Here's how to approach it:

  1. Gather All Documentation: Have your V5C (log book), proof of sale/SORN/scrapping, the date you notified the DVLA, and details of the refund received (cheque amount, date) ready.
  2. Initial Contact: Your first step should be to call the DVLA customer service line. Explain clearly that you have received a refund that you believe is incorrect, stating your vehicle registration number and the relevant dates. Ask for a detailed breakdown of how their refund was calculated based on their receipt date of your notification.
  3. Reference Number: Always ask for a reference number for your call or any correspondence.
  4. Formal Complaint (If Necessary): If the phone call doesn't resolve the issue, you may need to escalate. The DVLA typically has a formal complaints procedure, which often involves writing to them. State your case clearly, provide all relevant dates and figures, and attach copies of your documentation (never send originals). Explain why you believe the refund amount is wrong, referencing their 'full months' policy and your calculations.
  5. Keep Records: Keep a copy of any letters or emails you send and note down dates, times, and names of anyone you speak to.
  6. Parliamentary and Health Service Ombudsman: If you exhaust the DVLA's internal complaints procedure and are still unsatisfied, you might be able to refer your complaint to the Parliamentary and Health Service Ombudsman via your MP. This is a last resort, but it's an option for unresolved public service complaints.

Car Tax vs. Car Insurance: A Crucial Distinction

It's important not to confuse a car tax refund with a car insurance refund. They are entirely separate financial products with different rules and processes. When you sell or dispose of your car, your car insurance policy is also affected:

  • Cancelling Your Policy: If you're selling your car and not immediately replacing it, you'll need to contact your insurance provider to cancel your policy. Depending on your policy terms and how much time is left on it, you might be entitled to a partial refund.

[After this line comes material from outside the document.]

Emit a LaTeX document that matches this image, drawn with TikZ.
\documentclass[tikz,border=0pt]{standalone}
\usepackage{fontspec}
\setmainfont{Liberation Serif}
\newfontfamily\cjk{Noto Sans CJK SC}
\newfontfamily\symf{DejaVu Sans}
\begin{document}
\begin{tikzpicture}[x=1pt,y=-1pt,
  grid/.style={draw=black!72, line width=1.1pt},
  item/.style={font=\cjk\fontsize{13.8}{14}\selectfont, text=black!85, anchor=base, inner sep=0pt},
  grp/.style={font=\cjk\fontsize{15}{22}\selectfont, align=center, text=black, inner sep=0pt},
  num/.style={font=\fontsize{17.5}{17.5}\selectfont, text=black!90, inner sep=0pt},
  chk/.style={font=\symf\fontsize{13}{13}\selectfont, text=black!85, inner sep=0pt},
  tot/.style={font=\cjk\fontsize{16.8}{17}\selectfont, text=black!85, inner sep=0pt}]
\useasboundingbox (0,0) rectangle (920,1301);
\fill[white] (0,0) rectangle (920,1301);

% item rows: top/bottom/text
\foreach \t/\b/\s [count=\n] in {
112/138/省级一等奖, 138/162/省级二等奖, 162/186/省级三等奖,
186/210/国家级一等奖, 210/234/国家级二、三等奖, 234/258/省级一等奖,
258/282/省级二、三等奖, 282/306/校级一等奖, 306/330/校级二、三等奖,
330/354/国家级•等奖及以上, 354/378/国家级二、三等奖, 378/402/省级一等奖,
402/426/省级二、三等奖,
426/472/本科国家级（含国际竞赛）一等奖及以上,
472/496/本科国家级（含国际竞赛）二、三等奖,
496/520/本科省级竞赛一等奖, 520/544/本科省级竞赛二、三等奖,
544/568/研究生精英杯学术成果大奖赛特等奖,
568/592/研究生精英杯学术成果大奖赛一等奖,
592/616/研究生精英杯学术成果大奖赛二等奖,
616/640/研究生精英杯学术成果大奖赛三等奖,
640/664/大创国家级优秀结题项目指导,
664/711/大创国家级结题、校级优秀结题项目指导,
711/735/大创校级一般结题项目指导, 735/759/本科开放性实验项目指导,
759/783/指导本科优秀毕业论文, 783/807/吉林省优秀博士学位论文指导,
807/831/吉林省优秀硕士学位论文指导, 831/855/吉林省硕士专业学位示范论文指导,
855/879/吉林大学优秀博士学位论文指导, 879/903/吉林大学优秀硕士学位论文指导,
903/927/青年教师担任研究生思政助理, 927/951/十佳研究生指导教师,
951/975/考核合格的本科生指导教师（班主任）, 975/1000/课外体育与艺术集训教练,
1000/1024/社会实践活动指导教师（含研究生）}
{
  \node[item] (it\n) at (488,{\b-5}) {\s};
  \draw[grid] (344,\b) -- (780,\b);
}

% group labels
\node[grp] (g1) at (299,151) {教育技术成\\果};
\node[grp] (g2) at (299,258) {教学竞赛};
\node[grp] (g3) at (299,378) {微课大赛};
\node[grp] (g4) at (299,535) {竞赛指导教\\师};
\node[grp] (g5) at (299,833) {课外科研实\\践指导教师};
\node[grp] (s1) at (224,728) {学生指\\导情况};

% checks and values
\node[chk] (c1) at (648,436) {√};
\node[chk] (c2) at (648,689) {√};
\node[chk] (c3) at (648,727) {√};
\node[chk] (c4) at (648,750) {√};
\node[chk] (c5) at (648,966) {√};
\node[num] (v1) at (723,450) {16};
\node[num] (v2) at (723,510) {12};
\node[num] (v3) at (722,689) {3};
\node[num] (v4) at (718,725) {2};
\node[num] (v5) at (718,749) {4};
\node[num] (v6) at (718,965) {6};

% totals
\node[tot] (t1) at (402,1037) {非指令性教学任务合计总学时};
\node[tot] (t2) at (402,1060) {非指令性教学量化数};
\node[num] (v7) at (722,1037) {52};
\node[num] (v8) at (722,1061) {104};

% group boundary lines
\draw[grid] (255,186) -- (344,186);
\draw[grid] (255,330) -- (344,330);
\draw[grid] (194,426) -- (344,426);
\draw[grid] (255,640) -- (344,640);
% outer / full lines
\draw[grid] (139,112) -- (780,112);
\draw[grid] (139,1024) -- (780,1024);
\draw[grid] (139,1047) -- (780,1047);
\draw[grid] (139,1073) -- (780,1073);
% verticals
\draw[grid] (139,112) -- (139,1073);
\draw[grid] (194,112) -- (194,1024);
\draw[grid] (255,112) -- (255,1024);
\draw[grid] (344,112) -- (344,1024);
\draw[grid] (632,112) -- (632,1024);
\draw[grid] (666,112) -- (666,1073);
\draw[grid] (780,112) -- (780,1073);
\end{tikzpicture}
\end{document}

However, be aware that most insurers charge a cancellation fee, which can significantly reduce or even negate any potential refund.
  • Updating Your Policy: If you're replacing your old car with a new one, you can often update your existing insurance policy to cover the new vehicle. Your insurer will adjust your premium based on the details of the new car, your driving history, and other factors. This might not always be the cheapest option; it's often wise to compare new insurance quotes for your new vehicle to ensure you're getting the best deal.

Always contact your specific insurance provider for details on their cancellation fees and policy adjustment procedures, as these vary widely between companies.

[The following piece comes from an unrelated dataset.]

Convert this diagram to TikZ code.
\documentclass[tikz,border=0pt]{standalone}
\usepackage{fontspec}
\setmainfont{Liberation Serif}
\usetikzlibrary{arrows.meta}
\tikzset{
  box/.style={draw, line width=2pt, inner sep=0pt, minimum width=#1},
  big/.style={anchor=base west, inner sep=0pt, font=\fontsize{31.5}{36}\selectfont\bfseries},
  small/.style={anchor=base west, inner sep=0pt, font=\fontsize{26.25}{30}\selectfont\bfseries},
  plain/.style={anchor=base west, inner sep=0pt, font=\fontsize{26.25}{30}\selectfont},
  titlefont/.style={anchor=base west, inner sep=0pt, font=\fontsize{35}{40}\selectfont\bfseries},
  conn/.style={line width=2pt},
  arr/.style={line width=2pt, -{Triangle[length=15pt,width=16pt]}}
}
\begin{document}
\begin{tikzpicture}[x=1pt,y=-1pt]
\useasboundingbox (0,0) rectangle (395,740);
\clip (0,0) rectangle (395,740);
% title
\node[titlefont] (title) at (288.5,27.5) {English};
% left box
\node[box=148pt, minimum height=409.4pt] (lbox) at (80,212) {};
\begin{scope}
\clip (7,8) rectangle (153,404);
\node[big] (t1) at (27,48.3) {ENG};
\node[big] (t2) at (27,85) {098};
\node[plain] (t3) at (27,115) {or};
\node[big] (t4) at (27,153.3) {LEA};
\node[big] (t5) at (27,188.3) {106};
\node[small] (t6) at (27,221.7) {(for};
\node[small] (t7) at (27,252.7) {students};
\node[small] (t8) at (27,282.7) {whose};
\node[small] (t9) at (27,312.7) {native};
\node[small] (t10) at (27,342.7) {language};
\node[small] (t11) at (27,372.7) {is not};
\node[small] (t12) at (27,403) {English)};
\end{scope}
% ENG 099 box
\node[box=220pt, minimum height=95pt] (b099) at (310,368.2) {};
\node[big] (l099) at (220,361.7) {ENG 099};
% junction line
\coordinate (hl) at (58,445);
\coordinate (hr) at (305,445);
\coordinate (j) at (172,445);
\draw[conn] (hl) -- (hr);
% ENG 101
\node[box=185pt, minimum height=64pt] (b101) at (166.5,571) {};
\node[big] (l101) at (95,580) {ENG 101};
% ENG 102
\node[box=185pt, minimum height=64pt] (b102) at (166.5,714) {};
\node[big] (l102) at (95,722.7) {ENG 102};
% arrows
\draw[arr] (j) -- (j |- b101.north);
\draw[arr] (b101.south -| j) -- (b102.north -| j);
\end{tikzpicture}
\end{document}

Frequently Asked Questions (FAQs)

Do I always get a refund if I cancel my car tax?

You only get a refund for complete, unused months of tax from the date the DVLA receives notification of your vehicle's change in status (e.g., sold, SORN, scrapped). If there are no full months remaining, or if the refund amount is minimal, you might not receive a cheque.

What if I pay my VED by Direct Debit?

If you pay by Direct Debit, the DVLA will automatically cancel your payments once they process the change in your vehicle's status. Any overpayments for future full months will be refunded to your bank account automatically, usually within the standard 6-8 week timeframe.

Can I get a refund if my car is off the road for a short period without a SORN?

No. To be eligible for a refund when your car is off the road, you must declare a Statutory Off Road Notification (SORN) with the DVLA. Simply keeping it off the road without a SORN doesn't exempt you from VED or entitle you to a refund.

What happens if I buy a new car after selling my old one?

When you buy a new car, you must tax it before you can drive it on public roads. Your VED from your old car is not transferable to your new vehicle. You will need to tax the new car separately, even if you are due a refund on your previous vehicle.

What should I do if my refund cheque is lost or stolen?

If your refund cheque doesn't arrive within 8 weeks or is lost/stolen, you should contact the DVLA immediately. They will guide you through the process of investigating the missing payment and potentially issuing a replacement.

Conclusion

While paying Vehicle Excise Duty is an annual obligation for most UK drivers, understanding your rights regarding potential refunds is invaluable. Whether you've sold your car, declared it off the road, or it's been written off, the DVLA has a clear process for returning any overpaid tax for full months remaining. Always ensure you notify the DVLA promptly and accurately of any changes to your vehicle's status. If you encounter a discrepancy in your refund, don't hesitate to follow up and, if necessary, pursue a formal complaint. Being informed about these processes ensures you receive what you're rightfully owed and keeps you compliant with UK motoring regulations.